Examples of active efforts

Environmental Services Program 
To counter reducing forest area coverage in the 1980s, the Costa Rican government pioneered a scheme in 1997 known as PES, which rewarded private land owners for keeping forests intact on their lands in lieu of the services provided by these forests to the environment and the economy as a whole. The World Bank, which provided the loan initially from 2000 to 2006 to support the payments incentivizing afforestation, viewed the program as a success overall despite some of its shortcomings.

It is estimated that the percentage of Costa Rican land covered by forests has gone up from around 20% in the 1980s to over 50% of the total area in 2013 - a growth of 250%. The program has also reduced the national carbon emissions by 11 million tons over a period of 6 years from 1999 to 2005. Indigenous communities and women in particular, have benefited due to this program. Buoyed by this success, the World Bank extended its support to the Costa Rican government's initiative by funding a new program titled "Mainstreaming Market-Based Instruments for Environmental Management". Over the years, many international agencies have pushed the national government to make the process of obtaining the payments easier so as to include more underdeveloped communities and cast a wider net for the program.

Green sea turtle conservation 

The green sea turtle is a globally endangered species and one of the most important nesting grounds for it is in Tortuguero, Costa Rica - the word Totuguero is derived from old Spanish maps meaning "place of turtles". After a steady global decline in its population due to overhunting for its meat and eggs, the Tortuguero National Park was established in 1975 in an effort to protect and save the turtle's breeding zone. A highly cited study by Tröeng and Rankin, investigated in 2004, the effects that this protective measure has had on the nesting trend. Although the population of turtles shows a large inter-annual variation thus making the task of determining the exact number very difficult, on an average, the trend has been positive over a long time scale of almost 35 years.

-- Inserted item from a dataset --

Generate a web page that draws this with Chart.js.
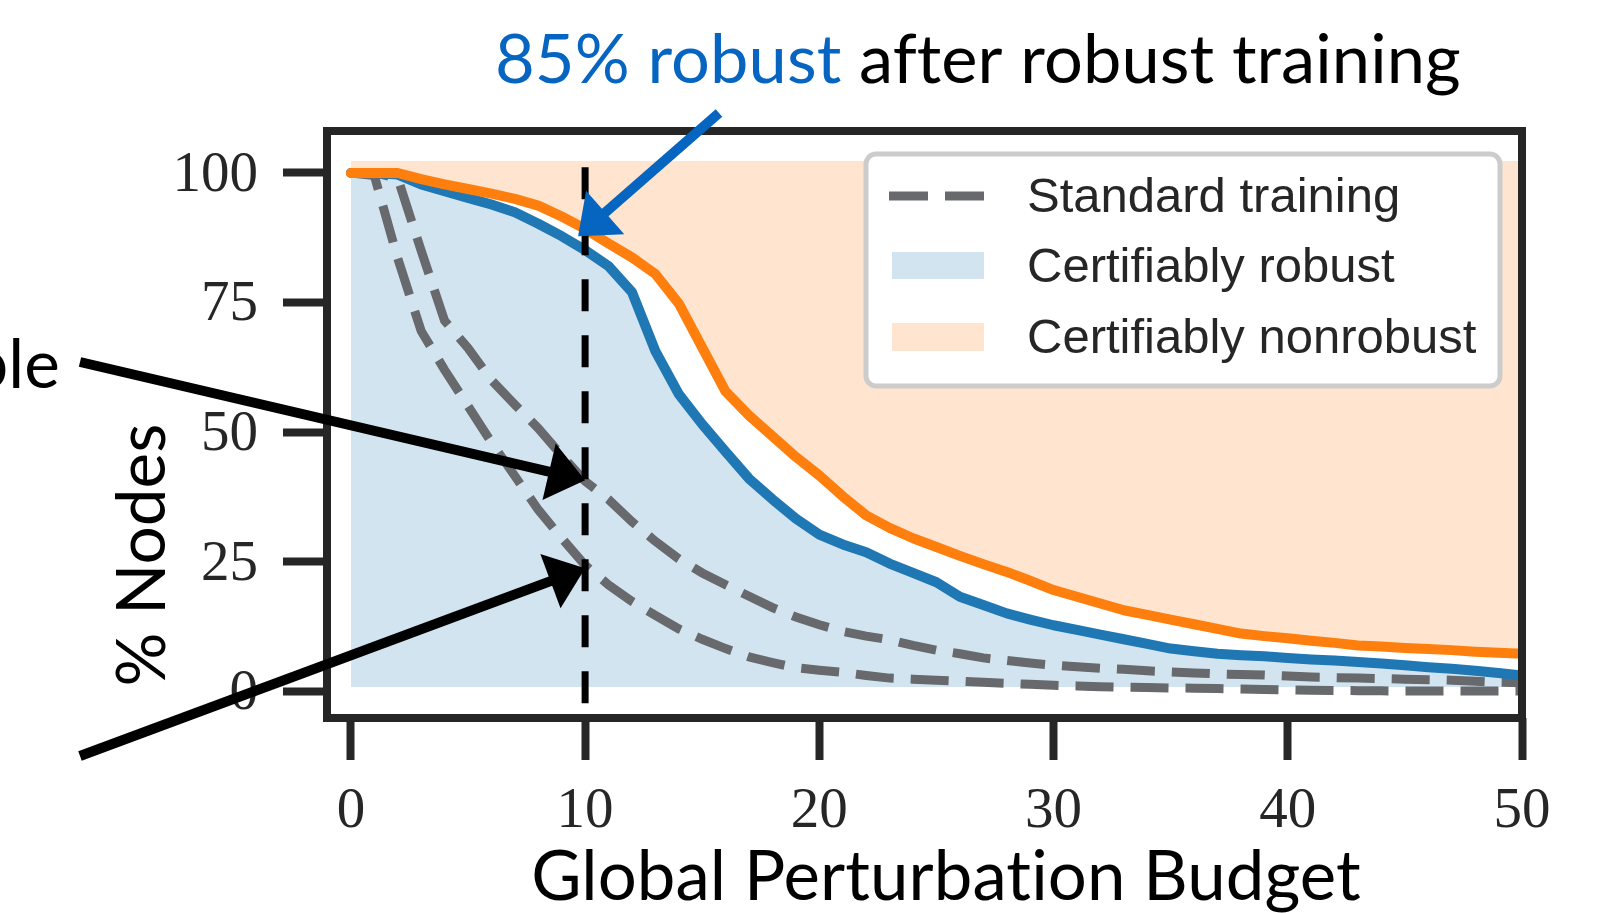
<!DOCTYPE html>
<html>
<head>
<meta charset="utf-8">
<script src="https://cdn.jsdelivr.net/npm/chart.js@4.4.1/dist/chart.umd.min.js"></script>
<style>
  html, body { margin: 0; padding: 0; background: #fff; }
  #wrap { width: 1618px; height: 913px; }
</style>
</head>
<body>
<div id="wrap"><canvas id="chart" width="1618" height="913"></canvas></div>
<script>
// ─── DATA ────────────────────────────────────────────────────────
const budget = [0,1,2,3,4,5,6,7,8,9,10,11,12,13,14,15,16,17,18,19,20,21,22,23,24,25,
                26,27,28,29,30,31,32,33,34,35,36,37,38,39,40,41,42,43,44,45,46,47,48,49,50];

// robust training: % certifiably robust (blue) and 100 - % certifiably nonrobust (orange)
const certRobust = [100,100,99.7,97.8,96.5,95.2,93.9,92.4,90.2,87.8,85.1,82.0,77.0,65.6,57.3,51.5,46.2,41.0,37.0,33.3,
                    30.2,28.3,26.8,24.6,22.8,21.0,18.2,16.6,15.0,13.8,12.7,11.8,10.9,10.0,9.1,8.2,7.7,7.2,6.9,6.7,
                    6.4,6.1,5.9,5.6,5.3,5.0,4.6,4.3,3.9,3.5,3.0];
const notCertNonrobust = [100,100,100,98.8,97.8,96.9,96.0,95.0,93.7,91.6,89.2,86.4,83.7,80.5,74.8,66.3,57.8,53.2,49.2,45.2,
                          41.6,37.6,33.9,31.5,29.5,27.8,26.1,24.5,23.0,21.3,19.5,18.2,16.9,15.6,14.7,13.8,12.9,12.0,11.1,10.6,
                          10.2,9.7,9.3,8.8,8.6,8.3,8.1,7.9,7.6,7.4,7.2];

// standard training (dashed)
const stdNotNonrobust = [100,100,99,85,71.5,66.2,60,55.3,50.7,45.5,40.5,37.0,32.7,28.9,25.5,22.8,20.5,18.3,16.1,14.3,
                         12.8,11.5,10.6,9.9,8.8,7.9,7.2,6.4,5.9,5.4,5.0,4.7,4.4,4.2,3.9,3.7,3.5,3.3,3.2,3.1,
                         2.9,2.7,2.6,2.5,2.4,2.3,2.2,2.1,1.9,1.7,1.6];
const stdRobust = [100,99.5,83.5,69.5,62,55,48,41.5,35,29.5,24.3,20.5,17.3,14.6,12.0,10.0,8.2,6.6,5.5,4.5,
                   4.0,3.6,3.0,2.5,2.3,2.1,1.9,1.7,1.5,1.3,1.1,1.0,0.85,0.75,0.68,0.6,0.55,0.48,0.4,0.3,
                   0.22,0.16,0.12,0.08,0.04,0,0,0,0,0,0];

const markedBudget = [10, 10];
const markedSpan   = [101.1, -2.4];

const xTicks = [0, 10, 20, 30, 40, 50];
const yTicks = [0, 25, 50, 75, 100];
const legendLabels = ['Standard training', 'Certifiably robust', 'Certifiably nonrobust'];

// arrow tips in data units [budget, %]
const tipRobust  = [9.7, 87.8];
const tipStdHigh = [10.0, 40.7];
const tipStdLow  = [10.0, 23.7];

// ─── STYLE ───────────────────────────────────────────────────────
const INK    = '#262626';
const BLUE   = '#1f77b4';
const ORANGE = '#ff7f0e';
const GREY   = '#67696c';
const NOTE_BLUE = '#0565c0';
const SANS   = '"Lato", "Open Sans", sans-serif';

const pts = ys => budget.map((x, i) => ({ x, y: ys[i] }));

function fitSize(ctx, text, family, width) {
  ctx.font = '100px ' + family;
  return 100 * width / ctx.measureText(text).width;
}

function arrow(ctx, x1, y1, x2, y2, color, w, hl, hw) {
  const dx = x2 - x1, dy = y2 - y1, len = Math.hypot(dx, dy);
  const ux = dx / len, uy = dy / len;
  const bx = x2 - ux * hl, by = y2 - uy * hl;
  ctx.save();
  ctx.strokeStyle = color; ctx.fillStyle = color; ctx.lineWidth = w; ctx.lineCap = 'butt';
  ctx.beginPath(); ctx.moveTo(x1, y1); ctx.lineTo(bx + ux * 3, by + uy * 3); ctx.stroke();
  ctx.beginPath();
  ctx.moveTo(x2, y2);
  ctx.lineTo(bx - uy * hw, by + ux * hw);
  ctx.lineTo(bx + uy * hw, by - ux * hw);
  ctx.closePath(); ctx.fill();
  ctx.restore();
}

// ─── FRAME + LEGEND (inside plot) ────────────────────────────────
const frameLegend = {
  id: 'frameLegend',
  afterDatasetsDraw(chart) {
    const { ctx, chartArea: a } = chart;
    ctx.save();
    ctx.strokeStyle = INK; ctx.lineWidth = 8; ctx.setLineDash([]);
    ctx.strokeRect(a.left, a.top, a.right - a.left, a.bottom - a.top);

    // legend box
    const bx = 866, by = 154, bw = 634, bh = 232;
    ctx.beginPath();
    ctx.roundRect(bx, by, bw, bh, 10);
    ctx.fillStyle = '#fff'; ctx.fill();
    ctx.strokeStyle = '#cccccc'; ctx.lineWidth = 5; ctx.stroke();

    const rows = [196, 266, 337];
    // dashed handle
    ctx.strokeStyle = GREY; ctx.lineWidth = 9; ctx.setLineDash([39, 17]);
    ctx.beginPath(); ctx.moveTo(889, rows[0]); ctx.lineTo(984, rows[0]); ctx.stroke();
    ctx.setLineDash([]);
    ctx.fillStyle = 'rgba(31,119,180,0.2)';  ctx.fillRect(892, rows[1] - 14, 92, 27);
    ctx.fillStyle = 'rgba(255,127,14,0.2)';  ctx.fillRect(892, rows[2] - 14, 92, 28);

    ctx.fillStyle = INK;
    ctx.font = '49px "Liberation Sans", Arial, sans-serif';
    ctx.textBaseline = 'alphabetic'; ctx.textAlign = 'left';
    legendLabels.forEach((t, i) => ctx.fillText(t, 1027, rows[i] + 16));
    ctx.restore();
  }
};

// ─── ANNOTATIONS ─────────────────────────────────────────────────
const notes = {
  id: 'notes',
  afterDraw(chart) {
    const { ctx } = chart;
    const sx = chart.scales.x, sy = chart.scales.y;
    const px = p => [sx.getPixelForValue(p[0]), sy.getPixelForValue(p[1])];
    ctx.save();
    // keep Lato from forming the "ti" ligature
    ctx.textRendering = 'optimizeSpeed';
    ctx.letterSpacing = '0.1px';

    // title
    const head = '85% robust', tail = ' after robust training';
    const ts = fitSize(ctx, head + tail, SANS, 965);
    ctx.font = ts + 'px ' + SANS;
    ctx.textBaseline = 'alphabetic'; ctx.textAlign = 'left';
    ctx.fillStyle = NOTE_BLUE; ctx.fillText(head, 495, 83);
    const hw = ctx.measureText(head).width;
    ctx.fillStyle = '#000'; ctx.fillText(tail, 495 + hw, 83);

    // x label
    const xl = 'Global Perturbation Budget';
    ctx.font = fitSize(ctx, xl, SANS, 829) + 'px ' + SANS;
    ctx.textAlign = 'center';
    ctx.fillText(xl, 946, 900);

    // y label
    const yl = '% Nodes';
    const ys = fitSize(ctx, yl, SANS, 263);
    ctx.save();
    ctx.translate(165, 555); ctx.rotate(-Math.PI / 2);
    ctx.font = ys + 'px ' + SANS;
    ctx.fillText(yl, 0, 0);
    ctx.restore();

    // clipped word at left edge
    ctx.font = ys + 'px ' + SANS;
    ctx.textAlign = 'right';
    ctx.fillText('ple', 60, 388);

    // arrows
    const t1 = px(tipStdHigh), t2 = px(tipStdLow), t3 = px(tipRobust);
    arrow(ctx, 80, 362, t1[0], t1[1], '#000', 10, 37, 29);
    arrow(ctx, 80, 756, t2[0], t2[1], '#000', 10, 37, 29);
    arrow(ctx, 719, 113, t3[0], t3[1], NOTE_BLUE, 10, 36, 29);
    ctx.restore();
  }
};

// ─── CHART ───────────────────────────────────────────────────────
const tickFont = { family: '"Liberation Serif", "DejaVu Serif", serif', size: 57 };

new Chart(document.getElementById('chart'), {
  type: 'line',
  data: {
    datasets: [
      { label: 'std-upper', data: pts(stdNotNonrobust), borderColor: GREY, borderWidth: 9,
        borderDash: [38, 17], borderCapStyle: 'butt', fill: false, order: 5 },
      { label: 'std-lower', data: pts(stdRobust), borderColor: GREY, borderWidth: 9,
        borderDash: [38, 17], borderCapStyle: 'butt', fill: false, order: 5 },
      { label: 'robust', data: pts(certRobust), borderColor: BLUE, borderWidth: 10,
        borderCapStyle: 'round', borderJoinStyle: 'round',
        backgroundColor: 'rgba(31,119,180,0.2)', fill: { value: 0.8 }, order: 3 },
      { label: 'nonrobust', data: pts(notCertNonrobust), borderColor: ORANGE, borderWidth: 10,
        borderCapStyle: 'round', borderJoinStyle: 'round',
        backgroundColor: 'rgba(255,127,14,0.2)', fill: { value: 102.3 }, order: 2 },
      { label: 'marker', data: markedBudget.map((x, i) => ({ x, y: markedSpan[i] })),
        borderColor: '#000', borderWidth: 7, borderDash: [32, 24], borderCapStyle: 'butt',
        fill: false, order: 1 }
    ]
  },
  options: {
    responsive: false,
    devicePixelRatio: 1,
    animation: false,
    layout: { padding: { left: 0, right: 96, top: 131, bottom: 0 } },
    elements: { point: { radius: 0 }, line: { tension: 0 } },
    plugins: {
      legend: { display: false },
      tooltip: { enabled: false },
      filler: { drawTime: 'beforeDatasetsDraw', propagate: false }
    },
    scales: {
      x: {
        type: 'linear', min: -1.02, max: 50,
        afterBuildTicks: s => { s.ticks = xTicks.map(v => ({ value: v })); },
        afterFit: s => { s.height = 195; },
        border: { display: false },
        grid: { drawOnChartArea: false, drawTicks: true, tickLength: 42, tickWidth: 8, tickColor: INK },
        ticks: { font: tickFont, color: INK, padding: 18, autoSkip: false, maxRotation: 0, callback: v => String(v) }
      },
      y: {
        type: 'linear', min: -5.2, max: 108.1,
        afterBuildTicks: s => { s.ticks = yTicks.map(v => ({ value: v })); },
        afterFit: s => { s.width = 327; },
        border: { display: false },
        grid: { drawOnChartArea: false, drawTicks: true, tickLength: 44, tickWidth: 8, tickColor: INK },
        ticks: { font: tickFont, color: INK, padding: 25, labelOffset: 3, autoSkip: false, callback: v => String(v) }
      }
    }
  },
  plugins: [frameLegend, notes]
});
</script>
</body>
</html>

The study illustrated that the enactment of three laws by the Costa Rican government was vital in stabilizing and increasing the population of these green sea turtles.

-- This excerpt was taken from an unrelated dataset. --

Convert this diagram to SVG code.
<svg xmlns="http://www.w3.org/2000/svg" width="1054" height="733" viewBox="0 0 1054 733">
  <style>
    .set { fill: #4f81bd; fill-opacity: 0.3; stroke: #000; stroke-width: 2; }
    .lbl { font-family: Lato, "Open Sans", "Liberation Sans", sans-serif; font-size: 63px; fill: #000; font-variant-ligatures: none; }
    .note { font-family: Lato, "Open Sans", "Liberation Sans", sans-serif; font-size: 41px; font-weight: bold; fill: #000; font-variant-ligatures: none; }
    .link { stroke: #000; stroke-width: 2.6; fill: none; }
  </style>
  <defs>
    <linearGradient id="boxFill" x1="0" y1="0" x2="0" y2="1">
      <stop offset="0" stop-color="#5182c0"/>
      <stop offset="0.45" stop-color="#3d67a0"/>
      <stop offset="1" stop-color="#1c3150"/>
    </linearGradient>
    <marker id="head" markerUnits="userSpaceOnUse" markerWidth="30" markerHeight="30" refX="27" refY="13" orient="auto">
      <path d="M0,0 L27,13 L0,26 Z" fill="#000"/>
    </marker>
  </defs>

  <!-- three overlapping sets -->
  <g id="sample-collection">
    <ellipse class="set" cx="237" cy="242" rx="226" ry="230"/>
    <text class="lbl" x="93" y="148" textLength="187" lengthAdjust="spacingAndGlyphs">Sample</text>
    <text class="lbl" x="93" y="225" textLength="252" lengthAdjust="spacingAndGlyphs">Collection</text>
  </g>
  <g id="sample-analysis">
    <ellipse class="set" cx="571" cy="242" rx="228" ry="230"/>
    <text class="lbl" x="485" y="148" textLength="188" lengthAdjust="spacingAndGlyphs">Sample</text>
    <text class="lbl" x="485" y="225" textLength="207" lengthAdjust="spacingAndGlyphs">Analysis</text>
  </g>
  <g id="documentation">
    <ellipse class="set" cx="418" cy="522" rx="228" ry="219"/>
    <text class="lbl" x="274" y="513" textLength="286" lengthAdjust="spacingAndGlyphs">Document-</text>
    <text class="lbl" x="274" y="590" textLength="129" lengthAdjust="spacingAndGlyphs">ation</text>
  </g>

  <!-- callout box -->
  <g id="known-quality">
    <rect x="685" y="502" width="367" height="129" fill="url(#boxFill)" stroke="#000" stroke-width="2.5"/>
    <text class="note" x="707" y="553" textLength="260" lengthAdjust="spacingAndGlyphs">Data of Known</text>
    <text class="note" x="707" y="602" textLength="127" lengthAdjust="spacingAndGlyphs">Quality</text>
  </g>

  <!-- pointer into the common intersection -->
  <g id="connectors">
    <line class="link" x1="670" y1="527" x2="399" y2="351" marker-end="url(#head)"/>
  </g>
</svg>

1. A ban on turtle and egg collection in 1963

2. A ban on the export of calipee (a part of the turtle's head that is considered a delicacy) in 1970 and finally,

3. The creation of the Tortuguero National Park in 1975 by the legislative assembly.

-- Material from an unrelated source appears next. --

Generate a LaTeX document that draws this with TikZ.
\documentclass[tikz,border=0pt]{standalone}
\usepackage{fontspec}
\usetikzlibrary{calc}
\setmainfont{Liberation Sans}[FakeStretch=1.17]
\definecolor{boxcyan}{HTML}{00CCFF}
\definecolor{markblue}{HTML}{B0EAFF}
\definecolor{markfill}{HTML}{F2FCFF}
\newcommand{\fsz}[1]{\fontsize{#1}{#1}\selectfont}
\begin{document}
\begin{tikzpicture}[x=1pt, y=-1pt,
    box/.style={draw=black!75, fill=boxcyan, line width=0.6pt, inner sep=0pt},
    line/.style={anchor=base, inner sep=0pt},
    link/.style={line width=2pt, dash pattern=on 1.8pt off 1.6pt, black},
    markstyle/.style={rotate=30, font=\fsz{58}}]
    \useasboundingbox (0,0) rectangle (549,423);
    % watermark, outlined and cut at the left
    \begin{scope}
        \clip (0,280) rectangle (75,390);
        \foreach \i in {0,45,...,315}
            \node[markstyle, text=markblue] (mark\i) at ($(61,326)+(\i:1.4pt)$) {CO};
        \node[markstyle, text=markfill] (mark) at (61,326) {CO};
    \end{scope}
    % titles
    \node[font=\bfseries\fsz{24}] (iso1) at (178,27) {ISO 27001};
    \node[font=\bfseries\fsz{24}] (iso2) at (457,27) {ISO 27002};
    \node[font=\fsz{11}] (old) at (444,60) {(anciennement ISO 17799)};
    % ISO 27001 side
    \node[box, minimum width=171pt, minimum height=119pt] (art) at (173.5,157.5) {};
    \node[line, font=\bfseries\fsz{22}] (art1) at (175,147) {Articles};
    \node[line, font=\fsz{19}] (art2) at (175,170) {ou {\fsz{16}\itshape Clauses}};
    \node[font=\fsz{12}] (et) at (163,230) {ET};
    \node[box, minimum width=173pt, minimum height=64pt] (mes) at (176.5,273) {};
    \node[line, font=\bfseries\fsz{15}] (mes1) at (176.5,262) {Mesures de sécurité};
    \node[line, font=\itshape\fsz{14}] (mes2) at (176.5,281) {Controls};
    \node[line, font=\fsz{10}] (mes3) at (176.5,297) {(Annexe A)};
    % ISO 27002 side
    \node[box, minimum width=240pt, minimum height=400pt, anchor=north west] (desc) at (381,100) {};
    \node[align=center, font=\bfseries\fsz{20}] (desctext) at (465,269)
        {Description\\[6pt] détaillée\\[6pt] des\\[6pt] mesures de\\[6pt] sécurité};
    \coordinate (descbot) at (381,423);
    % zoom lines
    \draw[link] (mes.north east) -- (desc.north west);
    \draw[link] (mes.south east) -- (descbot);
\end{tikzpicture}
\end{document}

The lasting impact created by such forward thinking political decisions exhibits the necessity of meaningful governmental intervention.

Carbon neutral goal 

Although they contribute only 0.15% to the world's greenhouse gas emissions, the governments of New Zealand and Costa Rica have independently expressed their intents to become carbon neutral in the next decade, with Costa Rica aiming to achieve an ambitious target of becoming carbon neutral by 2021. In doing so, it would become the world's first carbon neutral country, with the expectation of influencing policy decisions in other major countries. The proposal hopes to ignite the interest of private companies to engage in practices that reduce their emissions, for example, using more fuel efficient routes in transportation, relying more on digital documents than printed ones, adopting LED lighting in offices and using more efficient air conditioning systems.

Criticisms of active efforts 
The government's approach to attain zero net emissions has yielded positive results overall, but has been described as insufficient and lacking by experts  because it neglects vehicular emissions which account for nearly 20% of the country's total emissions. The 2021 target has also been called "arbitrary" and "overambitious", since the efforts to reduce the country's reliance on imported oil  will take much longer to take effect.

In 2006, a study by Sierra and Russman analyzed the additional conservation obtained through PES, over and above the baseline conservation rate. The study concluded that the PES program definitely affected land use decisions because land owners used the payments for other productive activities thus keeping the forest cover intact. However, they also concluded that this was not the most effective use of funds because the majority of these forests would have remained intact even without the payments. The study suggested that it would a better strategy to engage in the protection of more critical habitats instead.

The jaguar is an endangered species and its habitat came under threat due to construction of the Reventazón Dam in the Reventazón valley. The Reventazón dam is the largest dam in Central America with an installed capacity of 305.5 MW. The two financiers of the project, the World Bank and the Inter-American Development Bank, financed it on the condition that the construction of the dam by the state-run Costa Rican Electricity Institute (ICE) would "restore and maintain connectivity within the Barbilla-Destierro Corridor" which is critical to the survival of the jaguar.

Protestors of this project claim that the construction has failed to meet the expectations on the following issues:

1) The constructors did not completely clear vegetation from the areas that would be flooded due to this project. As a result, the uncleared vegetation in the flooded areas began to stagnate, creating the perfect conditions for the growth of the Water Hyacinth (an invasive species). The Water Hyacinth acted as a source for a large amount of carbon dioxide and methane emitted into the atmosphere.

2) Reforestation around the reservoir lake to assist in the migration of the jaguars has not been completed making their movement more difficult.

3) Due to the removal of a lot of material to facilitate construction, the neighboring Lancaster wetlands (home to more than 250 species of birds and 80 species of mammals, reptiles and amphibians) have been left in a state more susceptible to landslides.

What appears to be common in these criticisms is that the initiatives have moved things in the right direction overall, but the implementation hasn't been as good as promised.